# OBJECTIVE
Your copy of the material below should match it exactly, except that it holds no pictures.

══ GIVEN DATA

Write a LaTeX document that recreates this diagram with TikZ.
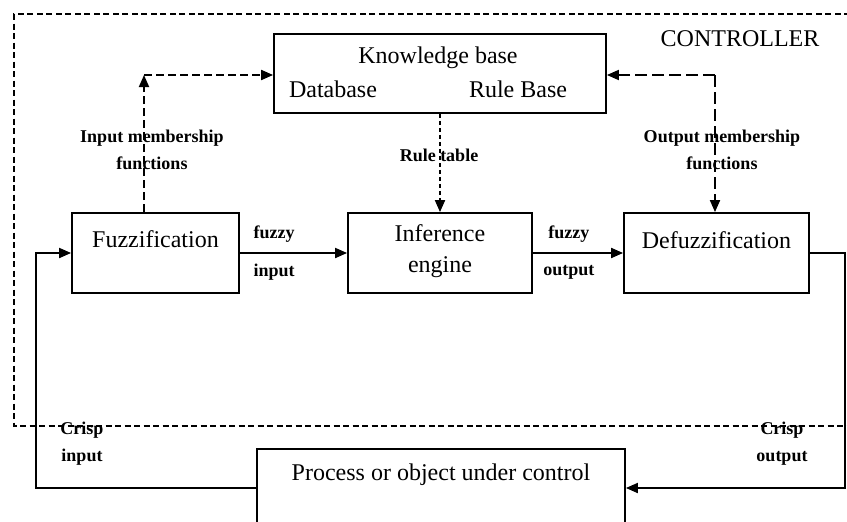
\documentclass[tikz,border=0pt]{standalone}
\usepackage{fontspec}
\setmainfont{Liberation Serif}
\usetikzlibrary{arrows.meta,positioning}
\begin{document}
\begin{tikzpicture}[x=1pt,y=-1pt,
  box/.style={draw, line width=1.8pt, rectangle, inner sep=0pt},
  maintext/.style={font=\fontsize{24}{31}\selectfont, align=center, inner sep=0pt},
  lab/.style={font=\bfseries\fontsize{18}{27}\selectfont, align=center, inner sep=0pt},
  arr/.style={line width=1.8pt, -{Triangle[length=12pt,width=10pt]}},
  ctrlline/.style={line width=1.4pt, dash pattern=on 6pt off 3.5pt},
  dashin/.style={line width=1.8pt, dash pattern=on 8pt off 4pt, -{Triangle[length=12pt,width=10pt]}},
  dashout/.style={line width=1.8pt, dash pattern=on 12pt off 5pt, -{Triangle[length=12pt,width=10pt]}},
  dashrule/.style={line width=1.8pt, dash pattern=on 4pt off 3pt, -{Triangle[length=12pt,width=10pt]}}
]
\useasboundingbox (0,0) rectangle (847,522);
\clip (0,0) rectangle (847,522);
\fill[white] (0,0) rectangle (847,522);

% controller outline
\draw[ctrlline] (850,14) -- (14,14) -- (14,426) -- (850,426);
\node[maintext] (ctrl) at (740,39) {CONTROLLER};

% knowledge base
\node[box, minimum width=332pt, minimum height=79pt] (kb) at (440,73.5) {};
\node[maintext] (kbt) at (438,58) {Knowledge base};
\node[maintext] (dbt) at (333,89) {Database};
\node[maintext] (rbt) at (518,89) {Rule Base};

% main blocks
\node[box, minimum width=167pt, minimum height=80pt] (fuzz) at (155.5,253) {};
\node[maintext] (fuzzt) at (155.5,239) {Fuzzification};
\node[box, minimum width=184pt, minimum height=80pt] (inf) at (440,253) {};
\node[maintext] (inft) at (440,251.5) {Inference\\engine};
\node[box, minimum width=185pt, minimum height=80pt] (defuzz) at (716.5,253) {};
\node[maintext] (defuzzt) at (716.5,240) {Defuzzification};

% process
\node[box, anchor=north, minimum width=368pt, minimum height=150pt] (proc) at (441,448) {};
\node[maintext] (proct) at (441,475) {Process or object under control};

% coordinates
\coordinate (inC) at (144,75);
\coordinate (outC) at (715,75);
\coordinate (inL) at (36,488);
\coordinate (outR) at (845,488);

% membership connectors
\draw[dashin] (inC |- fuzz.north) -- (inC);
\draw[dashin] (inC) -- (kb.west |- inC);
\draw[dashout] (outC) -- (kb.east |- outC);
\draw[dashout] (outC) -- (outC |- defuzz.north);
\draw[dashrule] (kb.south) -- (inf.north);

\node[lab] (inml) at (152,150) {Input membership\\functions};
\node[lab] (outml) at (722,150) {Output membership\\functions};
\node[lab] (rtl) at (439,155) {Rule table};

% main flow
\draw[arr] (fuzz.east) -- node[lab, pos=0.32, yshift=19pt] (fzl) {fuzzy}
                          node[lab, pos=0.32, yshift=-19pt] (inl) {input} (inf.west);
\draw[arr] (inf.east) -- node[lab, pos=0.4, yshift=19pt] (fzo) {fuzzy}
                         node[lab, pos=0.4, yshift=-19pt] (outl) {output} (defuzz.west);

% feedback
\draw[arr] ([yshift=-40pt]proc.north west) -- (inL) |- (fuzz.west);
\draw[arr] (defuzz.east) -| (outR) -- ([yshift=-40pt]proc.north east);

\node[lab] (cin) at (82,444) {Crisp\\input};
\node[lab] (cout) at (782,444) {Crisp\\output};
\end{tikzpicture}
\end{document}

════

# THE OUTPUT
Write a LaTeX document that recreates this diagram with TikZ.
\documentclass[tikz,border=0pt]{standalone}
\usepackage{fontspec}
\setmainfont{Liberation Serif}
\usetikzlibrary{arrows.meta,positioning}
\begin{document}
\begin{tikzpicture}[x=1pt,y=-1pt,
  box/.style={draw, line width=1.8pt, rectangle, inner sep=0pt},
  maintext/.style={font=\fontsize{24}{31}\selectfont, align=center, inner sep=0pt},
  lab/.style={font=\bfseries\fontsize{18}{27}\selectfont, align=center, inner sep=0pt},
  arr/.style={line width=1.8pt, -{Triangle[length=12pt,width=10pt]}},
  ctrlline/.style={line width=1.4pt, dash pattern=on 6pt off 3.5pt},
  dashin/.style={line width=1.8pt, dash pattern=on 8pt off 4pt, -{Triangle[length=12pt,width=10pt]}},
  dashout/.style={line width=1.8pt, dash pattern=on 12pt off 5pt, -{Triangle[length=12pt,width=10pt]}},
  dashrule/.style={line width=1.8pt, dash pattern=on 4pt off 3pt, -{Triangle[length=12pt,width=10pt]}}
]
\useasboundingbox (0,0) rectangle (847,522);
\clip (0,0) rectangle (847,522);
\fill[white] (0,0) rectangle (847,522);

% controller outline
\draw[ctrlline] (850,14) -- (14,14) -- (14,426) -- (850,426);
\node[maintext] (ctrl) at (740,39) {CONTROLLER};

% knowledge base
\node[box, minimum width=332pt, minimum height=79pt] (kb) at (440,73.5) {};
\node[maintext] (kbt) at (438,58) {Knowledge base};
\node[maintext] (dbt) at (333,89) {Database};
\node[maintext] (rbt) at (518,89) {Rule Base};

% main blocks
\node[box, minimum width=167pt, minimum height=80pt] (fuzz) at (155.5,253) {};
\node[maintext] (fuzzt) at (155.5,239) {Fuzzification};
\node[box, minimum width=184pt, minimum height=80pt] (inf) at (440,253) {};
\node[maintext] (inft) at (440,251.5) {Inference\\engine};
\node[box, minimum width=185pt, minimum height=80pt] (defuzz) at (716.5,253) {};
\node[maintext] (defuzzt) at (716.5,240) {Defuzzification};

% process
\node[box, anchor=north, minimum width=368pt, minimum height=150pt] (proc) at (441,448) {};
\node[maintext] (proct) at (441,475) {Process or object under control};

% coordinates
\coordinate (inC) at (144,75);
\coordinate (outC) at (715,75);
\coordinate (inL) at (36,488);
\coordinate (outR) at (845,488);

% membership connectors
\draw[dashin] (inC |- fuzz.north) -- (inC);
\draw[dashin] (inC) -- (kb.west |- inC);
\draw[dashout] (outC) -- (kb.east |- outC);
\draw[dashout] (outC) -- (outC |- defuzz.north);
\draw[dashrule] (kb.south) -- (inf.north);

\node[lab] (inml) at (152,150) {Input membership\\functions};
\node[lab] (outml) at (722,150) {Output membership\\functions};
\node[lab] (rtl) at (439,155) {Rule table};

% main flow
\draw[arr] (fuzz.east) -- node[lab, pos=0.32, yshift=19pt] (fzl) {fuzzy}
                          node[lab, pos=0.32, yshift=-19pt] (inl) {input} (inf.west);
\draw[arr] (inf.east) -- node[lab, pos=0.4, yshift=19pt] (fzo) {fuzzy}
                         node[lab, pos=0.4, yshift=-19pt] (outl) {output} (defuzz.west);

% feedback
\draw[arr] ([yshift=-40pt]proc.north west) -- (inL) |- (fuzz.west);
\draw[arr] (defuzz.east) -| (outR) -- ([yshift=-40pt]proc.north east);

\node[lab] (cin) at (82,444) {Crisp\\input};
\node[lab] (cout) at (782,444) {Crisp\\output};
\end{tikzpicture}
\end{document}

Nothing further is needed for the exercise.